Churchill, who’s best remembered for his leadership during World War II, was known to have an interest in science, Livio writes. In the 1920s and ‘30s, he wrote several popular-science articles about cells, evolution, and nuclear fusion. He regularly met with scientists, favoring the development of radar and Britain’s nuclear program during the war. And in the 1940s, he became the first prime minister to appoint a science advisor, the physicist Frederick Lindemann.
Livio was “stunned” when he first saw the essay
However, Livio was “stunned” when he first saw the unpublished, 11-page essay on the existence of alien life, he tells The Verge. The astrophysicist was visiting Westminster College in Fulton, Missouri, for a talk last year, when he was approached by Timothy Riley, the director of Fulton’s US National Churchill Museum. Riley showed him the essay, titled “Are We Alone in the Universe?”
“In my research work, I actually am very very interested in this particular question,” Livio says. “I was very intrigued to see what this great statesperson had to say about this.”
Churchill drafted the essay in 1939, when Europe was on the brink of war, and revisited it in the late 1950s. He probably intended to publish it in the London newspaper News of the World, Livio says. The wife of Emery Reves, Churchill’s publisher, donated the artifact to the Fulton museum in the 1980s, and Riley rediscovered it in the museum collection last year. (Livio couldn’t provide The Verge with a copy of the article because of copyright issues.)
In the essay, Churchill reasons that we can’t possibly be alone in the Universe — and that many other Suns will likely have many other planets that could harbor life. Because of how enormously distant these extrasolar planets are, we may never know if they “house living creatures, or even plants,” Churchill concludes. He wrote this decades before exoplanets were discovered in the 1990s; hundreds have since been detected.
We may never know if exoplanets “house living creatures, or even plants.”
What’s impressive about the essay is the way Churchill approaches the existential and scientific question of whether life exists on other planets, Livio says. Churchill’s reasoning mirrors extremely well the way scientists think about this problem today. The British leader also talks about several theories that still guide the search for alien life, Livio says. For example, he notes that water is the key ingredient for life on Earth, and so finding water on other planets could mean finding life there. Churchill also notes that life can only survive in regions “between a few degrees of frost and the boiling point of water” — what today we call the habitable zone, the region around a star that is neither too hot or too cold, so that liquid water may exist on the planet’s surface.
“After reading [the essay], I was even more impressed with the way his thought process works and his line of reasoning,” Livio says. “He really thought about this in the same way I would think about this today.”
Churchill’s “scientific thinking” and his deep interest for science should serve as an example to today’s politicians, Livio says. “I must say that I was filled with this sort of nostalgia when reading this,” he says. The US has just elected a President who’s arguably anti-science. Donald Trump has legitimized debunked theories that vaccines cause autism and climate change is a hoax, but science today is more important than ever, Livio says.

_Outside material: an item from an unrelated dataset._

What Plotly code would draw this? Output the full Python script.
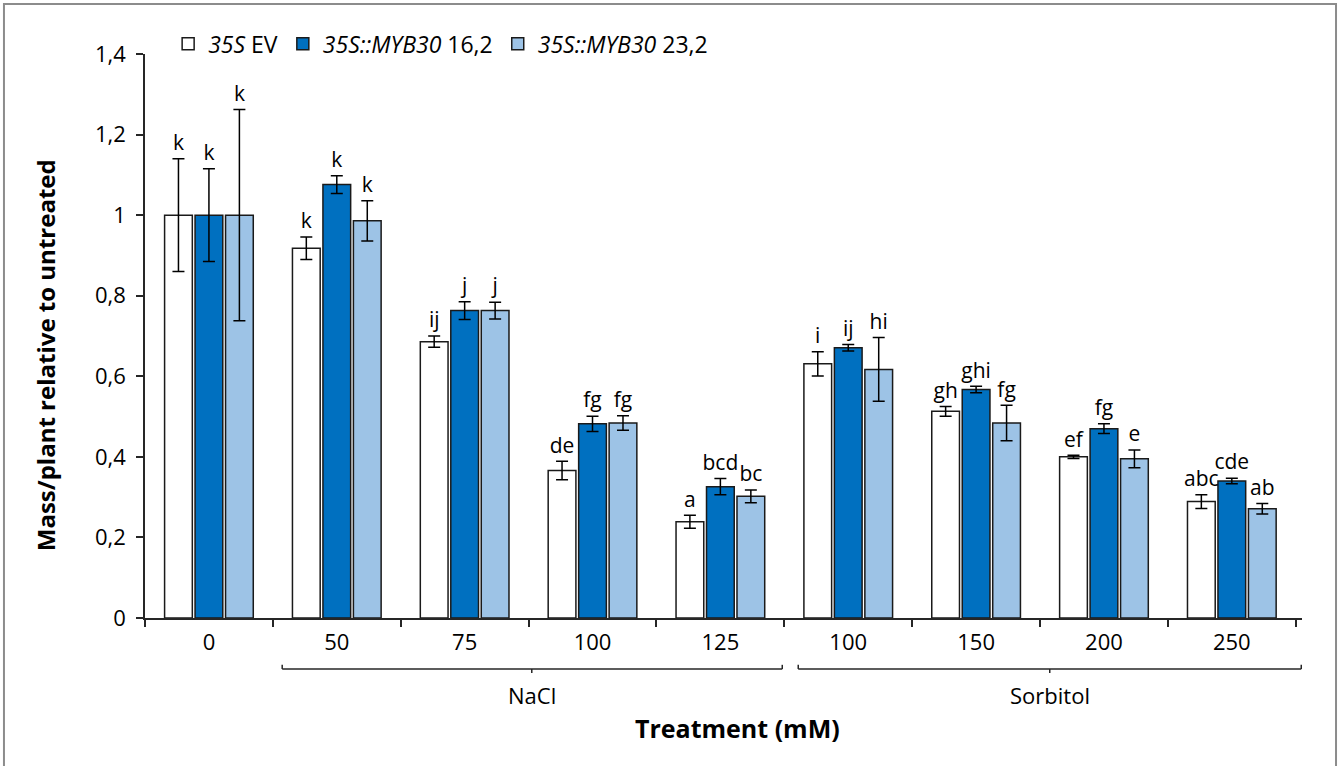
import plotly.graph_objects as go

# ---- data ----
cat_ids = ["0", "NaCl 50", "NaCl 75", "NaCl 100", "NaCl 125",
           "Sorbitol 100", "Sorbitol 150", "Sorbitol 200", "Sorbitol 250"]
tick_labels = ["0", "50", "75", "100", "125", "100", "150", "200", "250"]

ev = [1.0, 0.918, 0.686, 0.366, 0.239, 0.631, 0.513, 0.400, 0.289]
ev_err = [0.140, 0.028, 0.014, 0.023, 0.016, 0.030, 0.012, 0.004, 0.017]
ev_letters = ["k", "k", "ij", "de", "a", "i", "gh", "ef", "abc"]

m16 = [1.0, 1.076, 0.763, 0.482, 0.326, 0.671, 0.567, 0.470, 0.340]
m16_err = [0.115, 0.022, 0.022, 0.019, 0.020, 0.008, 0.008, 0.012, 0.007]
m16_letters = ["k", "k", "j", "fg", "bcd", "ij", "ghi", "fg", "cde"]

m23 = [1.0, 0.986, 0.763, 0.484, 0.302, 0.617, 0.484, 0.395, 0.271]
m23_err = [0.262, 0.050, 0.021, 0.018, 0.016, 0.079, 0.044, 0.022, 0.013]
m23_letters = ["k", "k", "j", "fg", "bc", "hi", "fg", "e", "ab"]

series_names = ["<i>35S</i> EV", "<i>35S::MYB30</i> 16,2", "<i>35S::MYB30</i> 23,2"]
y_tickvals = [0, 0.2, 0.4, 0.6, 0.8, 1.0, 1.2, 1.4]
y_ticktext = ["0", "0,2", "0,4", "0,6", "0,8", "1", "1,2", "1,4"]

FONT = "Open Sans"
colors = ["#FFFFFF", "#0070C0", "#9DC3E6"]
BARGAP = 0.285

fig = go.Figure()
series = [(ev, ev_err, ev_letters), (m16, m16_err, m16_letters), (m23, m23_err, m23_letters)]
for i, (vals, errs, lets) in enumerate(series):
    fig.add_trace(go.Bar(
        x=cat_ids, y=vals, name=series_names[i],
        marker=dict(color=colors[i], line=dict(color="#1a1a1a", width=1.5)),
        error_y=dict(type="data", array=errs, visible=True, color="#000000",
                     thickness=1.5, width=6),
    ))
for i, (vals, errs, lets) in enumerate(series):
    fig.add_trace(go.Scatter(
        x=cat_ids, y=[v + e for v, e in zip(vals, errs)], mode="markers+text",
        marker=dict(size=4, opacity=0),
        text=lets, textposition="top center",
        textfont=dict(family=FONT, size=21, color="#000000"),
        showlegend=False, hoverinfo="skip", cliponaxis=False,
    ))

shapes = []
def bracket(x0, x1, xc):
    yb, yu, yd = -0.0904, -0.083, -0.0975
    return [
        dict(type="line", xref="x", yref="paper", x0=x0, x1=x1, y0=yb, y1=yb),
        dict(type="line", xref="x", yref="paper", x0=x0, x1=x0, y0=yb, y1=yu),
        dict(type="line", xref="x", yref="paper", x0=x1, x1=x1, y0=yb, y1=yu),
        dict(type="line", xref="x", yref="paper", x0=xc, x1=xc, y0=yb, y1=yd),
    ]
shapes += bracket(0.573, 4.484, 2.525)
shapes += bracket(4.609, 8.543, 6.576)
for s in shapes:
    s["line"] = dict(color="#262626", width=1.5)
# outer frame
shapes.append(dict(type="rect", xref="paper", yref="paper",
                   x0=-0.1219, x1=1.0294, y0=-0.30, y1=1.0887,
                   line=dict(color="#8c8c8c", width=2), fillcolor="rgba(0,0,0,0)"))

annotations = [
    dict(text="NaCl", x=2.525, xref="x", y=-0.1365, yref="paper", showarrow=False,
         font=dict(family=FONT, size=22, color="#000000"), yanchor="middle"),
    dict(text="Sorbitol", x=6.576, xref="x", y=-0.1365, yref="paper", showarrow=False,
         font=dict(family=FONT, size=22, color="#000000"), yanchor="middle"),
    dict(text="<b>Treatment (mM)</b>", x=0.5117, xref="paper", y=-0.195, yref="paper",
         showarrow=False, font=dict(family=FONT, size=25, color="#000000"), yanchor="middle"),
    dict(text="<b>Mass/plant relative to untreated</b>", x=-0.0864, xref="paper",
         y=0.466, yref="paper", textangle=-90, showarrow=False,
         font=dict(family=FONT, size=24, color="#000000"), xanchor="center", yanchor="middle"),
]

fig.update_layout(
    width=1341, height=766,
    margin=dict(l=145, r=39, t=54, b=148),
    paper_bgcolor="white", plot_bgcolor="white",
    barmode="group", bargap=BARGAP, bargroupgap=0.09,
    scattermode="group", scattergap=BARGAP,
    font=dict(family=FONT, size=22, color="#000000"),
    showlegend=True,
    legend=dict(orientation="h", x=0.02, xanchor="left", y=1.018, yanchor="middle",
                font=dict(family=FONT, size=23, color="#000000"),
                bgcolor="rgba(0,0,0,0)", itemwidth=30, traceorder="normal"),
    shapes=shapes, annotations=annotations,
)
fig.update_xaxes(
    type="category", categoryorder="array", categoryarray=cat_ids,
    tickmode="array", tickvals=cat_ids, ticktext=tick_labels, tickson="boundaries",
    showline=True, linecolor="#262626", linewidth=1.5,
    ticks="outside", ticklen=7, tickwidth=1.5, tickcolor="#262626",
    showgrid=False, zeroline=False, ticklabelstandoff=4,
    tickfont=dict(family=FONT, size=22, color="#000000"),
)
fig.update_yaxes(
    range=[0, 1.4], tickmode="array", tickvals=y_tickvals, ticktext=y_ticktext,
    showline=True, linecolor="#262626", linewidth=1.5,
    ticks="outside", ticklen=7, tickwidth=1.5, tickcolor="#262626",
    showgrid=False, zeroline=False, ticklabelstandoff=6,
    tickfont=dict(family=FONT, size=22, color="#000000"),
)

fig.write_html("out.html")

“Science permeates everything we do today.”
“Science permeates everything we do today,” he says. And the major problems the world is facing — whether it’s climate change, famine, or disease — need scientists to help solve them. “What I would have liked to see is the high-ranking politicians ... take example and employ science advisors and really use them in the best way,” Livio says. “This scientific input is absolutely necessary.”